- INPUT ROWS -
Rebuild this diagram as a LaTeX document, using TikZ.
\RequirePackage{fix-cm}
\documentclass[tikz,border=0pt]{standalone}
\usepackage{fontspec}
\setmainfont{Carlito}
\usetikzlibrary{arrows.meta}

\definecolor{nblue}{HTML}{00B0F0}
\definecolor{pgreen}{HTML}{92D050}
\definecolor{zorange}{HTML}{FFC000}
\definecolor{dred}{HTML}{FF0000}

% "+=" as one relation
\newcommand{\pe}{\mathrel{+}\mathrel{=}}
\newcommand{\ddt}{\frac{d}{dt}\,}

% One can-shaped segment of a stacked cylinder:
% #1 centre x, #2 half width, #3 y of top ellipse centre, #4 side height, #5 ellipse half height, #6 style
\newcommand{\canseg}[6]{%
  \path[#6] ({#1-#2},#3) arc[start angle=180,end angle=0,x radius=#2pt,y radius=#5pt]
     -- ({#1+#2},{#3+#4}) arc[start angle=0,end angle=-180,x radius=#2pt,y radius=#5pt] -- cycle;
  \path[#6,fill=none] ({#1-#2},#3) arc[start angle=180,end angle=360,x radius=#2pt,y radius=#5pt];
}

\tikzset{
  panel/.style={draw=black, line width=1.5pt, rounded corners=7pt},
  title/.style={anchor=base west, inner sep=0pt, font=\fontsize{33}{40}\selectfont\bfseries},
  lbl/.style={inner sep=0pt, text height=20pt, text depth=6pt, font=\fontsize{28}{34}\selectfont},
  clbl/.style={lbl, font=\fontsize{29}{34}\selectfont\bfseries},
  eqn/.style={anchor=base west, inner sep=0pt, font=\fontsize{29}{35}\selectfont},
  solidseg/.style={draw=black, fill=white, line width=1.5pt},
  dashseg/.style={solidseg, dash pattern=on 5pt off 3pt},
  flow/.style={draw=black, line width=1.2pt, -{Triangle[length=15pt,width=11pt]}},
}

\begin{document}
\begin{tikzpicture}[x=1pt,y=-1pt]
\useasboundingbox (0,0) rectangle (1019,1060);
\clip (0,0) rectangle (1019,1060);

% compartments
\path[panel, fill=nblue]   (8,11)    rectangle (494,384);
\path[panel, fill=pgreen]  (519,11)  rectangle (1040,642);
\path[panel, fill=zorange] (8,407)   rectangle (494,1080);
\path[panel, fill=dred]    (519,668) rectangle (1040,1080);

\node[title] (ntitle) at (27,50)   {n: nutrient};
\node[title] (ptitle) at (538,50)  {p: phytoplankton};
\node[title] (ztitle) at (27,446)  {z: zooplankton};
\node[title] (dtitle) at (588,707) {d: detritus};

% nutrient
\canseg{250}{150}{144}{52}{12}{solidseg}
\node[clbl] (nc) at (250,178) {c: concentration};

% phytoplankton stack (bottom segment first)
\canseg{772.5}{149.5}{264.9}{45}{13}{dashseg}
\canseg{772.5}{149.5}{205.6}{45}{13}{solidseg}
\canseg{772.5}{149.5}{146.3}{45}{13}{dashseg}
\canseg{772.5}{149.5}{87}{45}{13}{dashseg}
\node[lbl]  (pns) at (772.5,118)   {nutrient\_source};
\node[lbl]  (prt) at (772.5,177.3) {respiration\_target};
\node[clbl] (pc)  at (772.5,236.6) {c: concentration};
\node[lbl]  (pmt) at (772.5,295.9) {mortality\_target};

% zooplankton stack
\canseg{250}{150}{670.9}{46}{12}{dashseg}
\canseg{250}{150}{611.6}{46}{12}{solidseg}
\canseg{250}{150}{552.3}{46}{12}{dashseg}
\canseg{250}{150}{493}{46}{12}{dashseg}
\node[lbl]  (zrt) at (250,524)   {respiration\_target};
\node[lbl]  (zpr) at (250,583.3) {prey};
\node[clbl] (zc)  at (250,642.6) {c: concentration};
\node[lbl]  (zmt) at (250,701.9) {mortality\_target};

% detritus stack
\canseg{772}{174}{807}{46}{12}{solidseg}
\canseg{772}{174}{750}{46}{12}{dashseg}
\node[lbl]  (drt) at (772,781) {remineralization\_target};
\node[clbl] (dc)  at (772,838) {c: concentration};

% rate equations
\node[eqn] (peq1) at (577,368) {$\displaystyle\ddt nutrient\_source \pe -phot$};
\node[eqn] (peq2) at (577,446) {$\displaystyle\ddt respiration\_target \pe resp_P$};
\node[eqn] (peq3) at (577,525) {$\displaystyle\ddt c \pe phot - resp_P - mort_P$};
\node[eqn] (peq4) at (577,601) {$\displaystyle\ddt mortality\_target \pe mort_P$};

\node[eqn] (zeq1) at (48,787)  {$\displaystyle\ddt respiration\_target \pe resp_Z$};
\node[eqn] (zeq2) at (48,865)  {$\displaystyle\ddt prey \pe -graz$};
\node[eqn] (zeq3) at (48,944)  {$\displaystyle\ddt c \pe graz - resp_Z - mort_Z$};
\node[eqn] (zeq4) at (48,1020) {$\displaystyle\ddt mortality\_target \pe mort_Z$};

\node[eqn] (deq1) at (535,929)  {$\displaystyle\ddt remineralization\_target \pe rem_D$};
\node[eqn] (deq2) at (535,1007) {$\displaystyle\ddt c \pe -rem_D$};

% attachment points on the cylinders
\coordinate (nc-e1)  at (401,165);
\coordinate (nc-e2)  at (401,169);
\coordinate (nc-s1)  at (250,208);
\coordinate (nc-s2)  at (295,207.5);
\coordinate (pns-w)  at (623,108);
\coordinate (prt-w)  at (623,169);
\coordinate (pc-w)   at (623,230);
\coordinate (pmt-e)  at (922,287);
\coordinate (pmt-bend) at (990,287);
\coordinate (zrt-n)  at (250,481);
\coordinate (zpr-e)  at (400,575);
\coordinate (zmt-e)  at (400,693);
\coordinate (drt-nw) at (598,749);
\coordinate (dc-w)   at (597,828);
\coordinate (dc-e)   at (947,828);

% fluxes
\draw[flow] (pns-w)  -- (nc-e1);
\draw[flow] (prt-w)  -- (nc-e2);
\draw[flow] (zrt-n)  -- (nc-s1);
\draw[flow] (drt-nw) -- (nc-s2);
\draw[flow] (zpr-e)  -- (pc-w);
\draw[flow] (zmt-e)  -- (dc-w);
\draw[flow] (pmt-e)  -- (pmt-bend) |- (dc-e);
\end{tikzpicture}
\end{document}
==
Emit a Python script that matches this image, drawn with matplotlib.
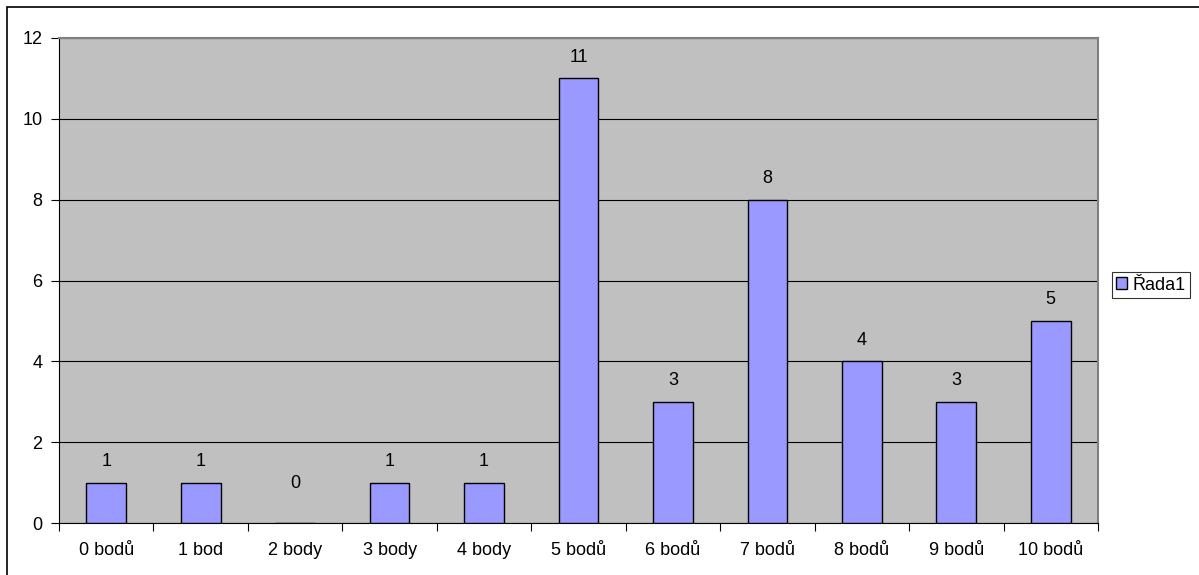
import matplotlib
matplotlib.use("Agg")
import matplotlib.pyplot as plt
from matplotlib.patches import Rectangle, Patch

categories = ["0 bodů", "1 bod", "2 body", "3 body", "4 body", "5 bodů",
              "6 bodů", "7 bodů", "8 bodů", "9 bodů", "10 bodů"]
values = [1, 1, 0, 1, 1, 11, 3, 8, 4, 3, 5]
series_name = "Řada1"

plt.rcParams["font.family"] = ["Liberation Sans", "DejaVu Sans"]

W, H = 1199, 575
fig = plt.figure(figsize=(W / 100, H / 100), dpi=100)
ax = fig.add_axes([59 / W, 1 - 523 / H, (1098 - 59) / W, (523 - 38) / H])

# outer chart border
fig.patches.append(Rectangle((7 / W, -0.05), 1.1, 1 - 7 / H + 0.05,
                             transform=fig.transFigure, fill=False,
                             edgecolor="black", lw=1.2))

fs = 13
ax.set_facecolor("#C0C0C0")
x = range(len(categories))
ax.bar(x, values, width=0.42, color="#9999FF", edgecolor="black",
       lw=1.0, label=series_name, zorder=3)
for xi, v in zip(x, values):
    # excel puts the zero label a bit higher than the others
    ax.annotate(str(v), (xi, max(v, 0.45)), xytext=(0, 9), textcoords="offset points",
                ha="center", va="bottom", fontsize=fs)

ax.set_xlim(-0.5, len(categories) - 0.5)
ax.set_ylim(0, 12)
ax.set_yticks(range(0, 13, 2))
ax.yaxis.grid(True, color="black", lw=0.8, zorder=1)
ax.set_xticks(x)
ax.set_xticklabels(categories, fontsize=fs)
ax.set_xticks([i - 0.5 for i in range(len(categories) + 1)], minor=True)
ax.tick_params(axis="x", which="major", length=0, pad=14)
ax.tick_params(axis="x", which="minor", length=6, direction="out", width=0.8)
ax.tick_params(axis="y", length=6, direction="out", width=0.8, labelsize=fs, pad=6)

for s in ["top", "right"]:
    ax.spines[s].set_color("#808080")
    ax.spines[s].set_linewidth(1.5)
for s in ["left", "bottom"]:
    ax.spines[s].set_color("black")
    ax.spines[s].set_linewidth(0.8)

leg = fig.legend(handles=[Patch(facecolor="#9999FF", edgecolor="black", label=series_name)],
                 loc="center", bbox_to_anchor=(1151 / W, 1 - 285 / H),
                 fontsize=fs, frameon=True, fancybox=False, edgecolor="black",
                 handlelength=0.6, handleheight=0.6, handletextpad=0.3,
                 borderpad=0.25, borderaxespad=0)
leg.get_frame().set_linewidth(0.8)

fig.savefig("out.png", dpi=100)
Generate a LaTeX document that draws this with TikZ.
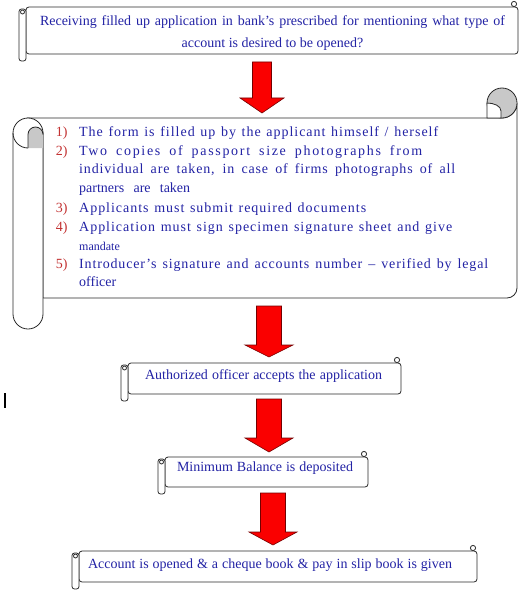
...
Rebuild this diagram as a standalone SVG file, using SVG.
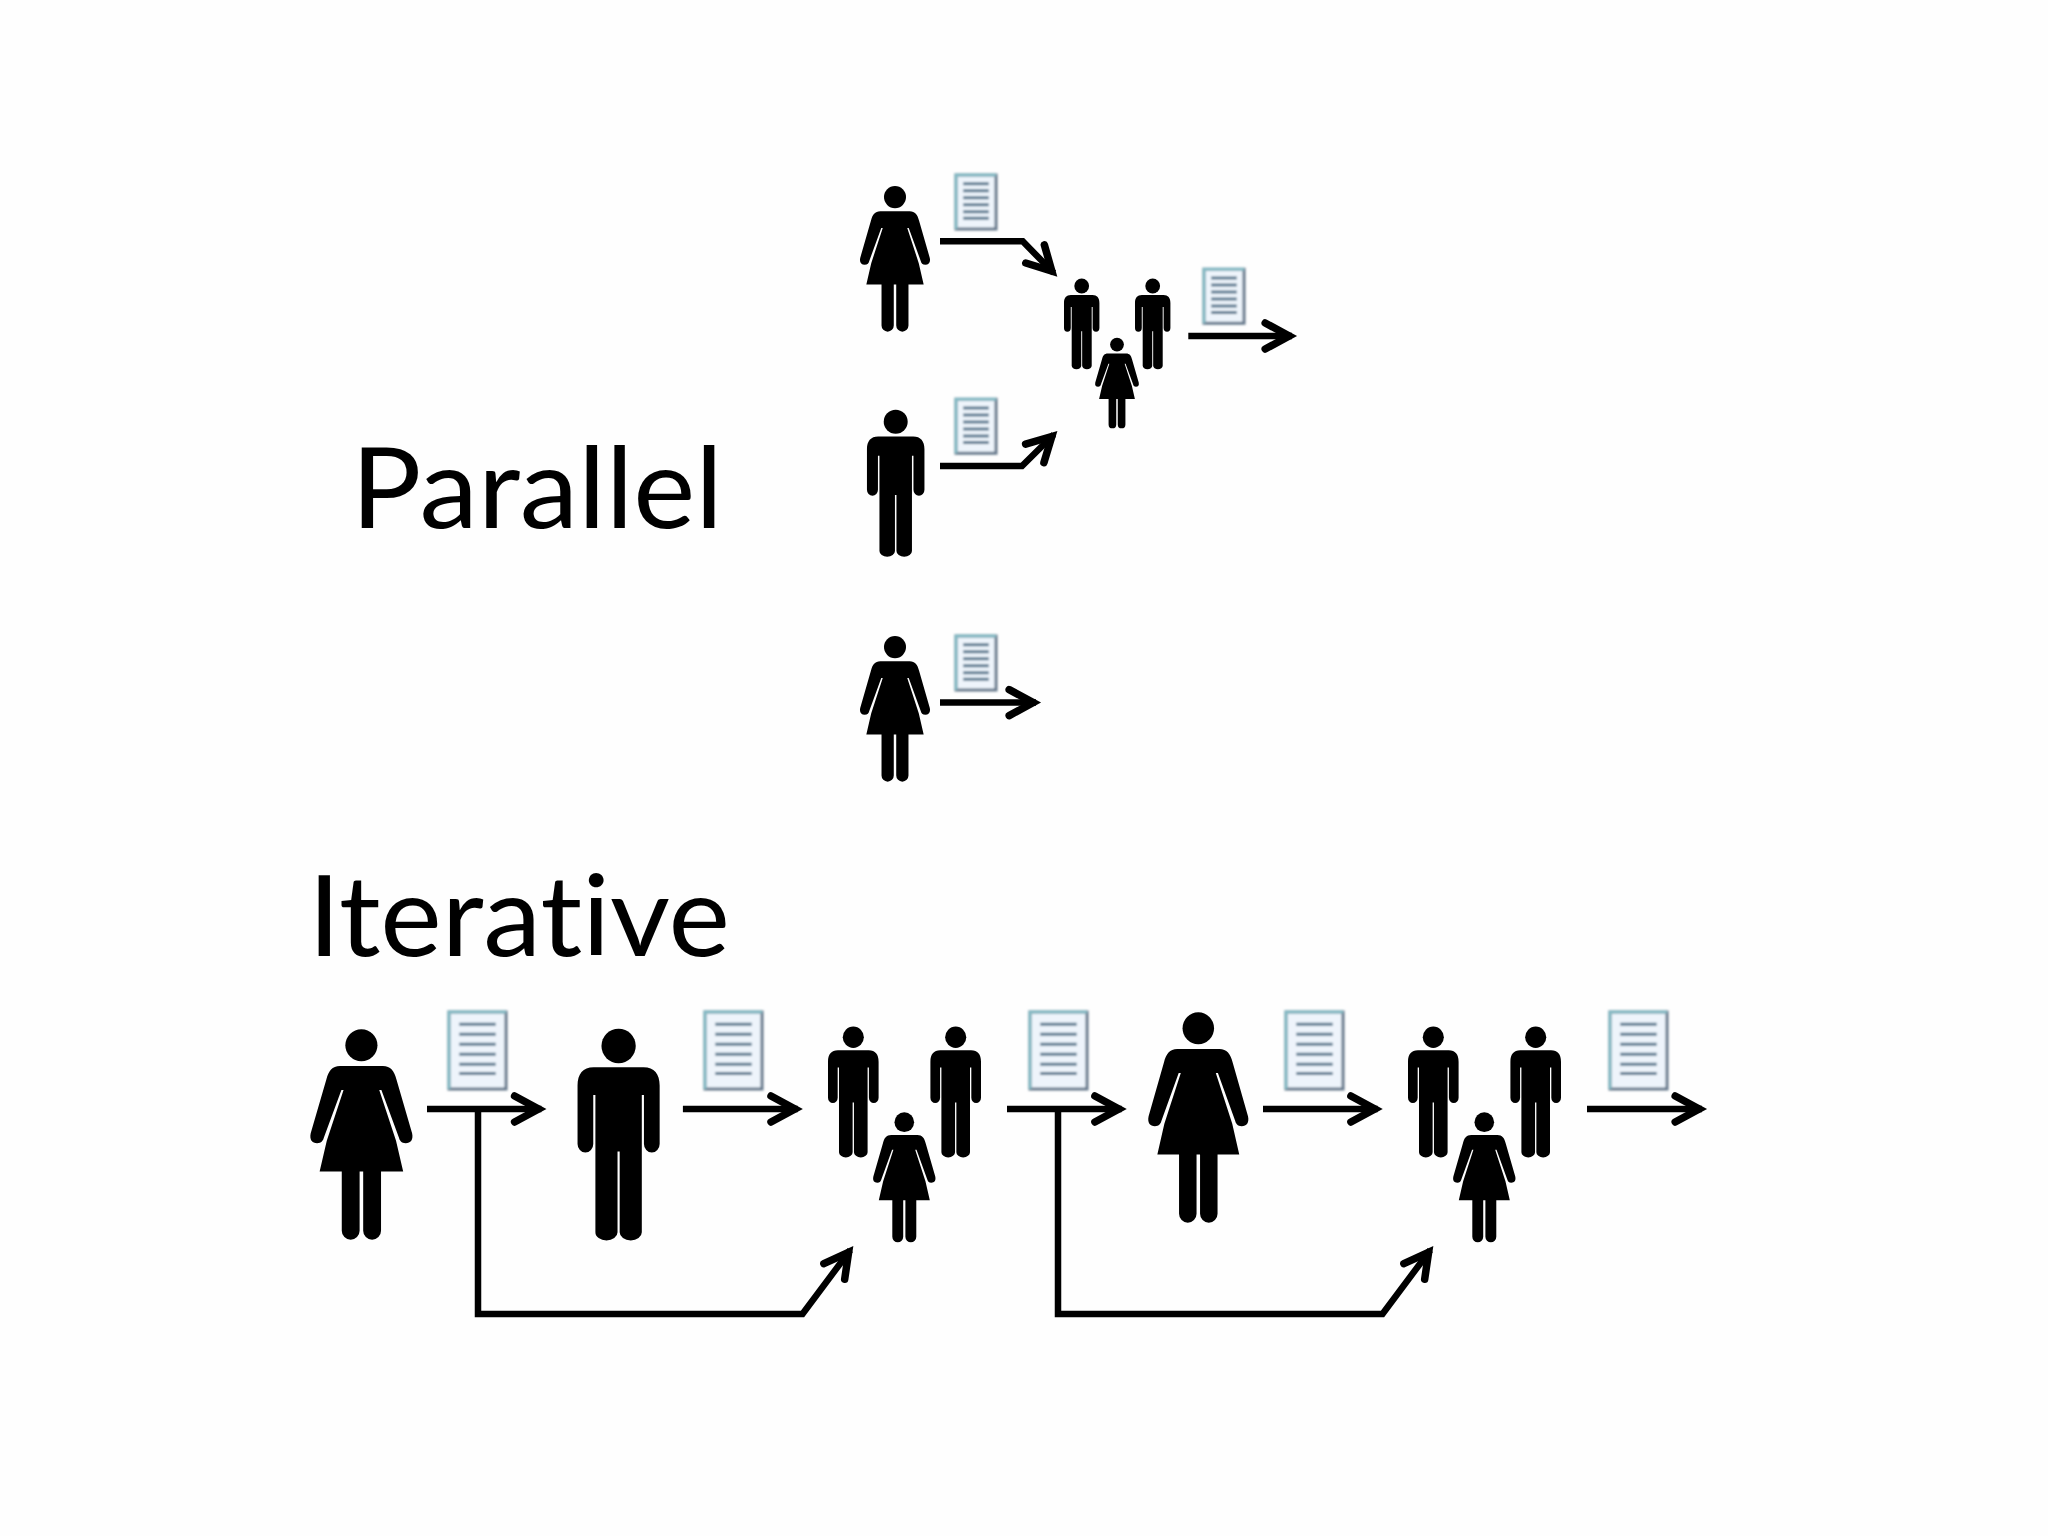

- GIVEN EXERCISE -
Find the lines above that include the string "LaTeX" and copy them.

- RESULT FOR THIS EXERCISE -
Rebuild this diagram as a LaTeX document, using TikZ.
Generate a LaTeX document that draws this with TikZ.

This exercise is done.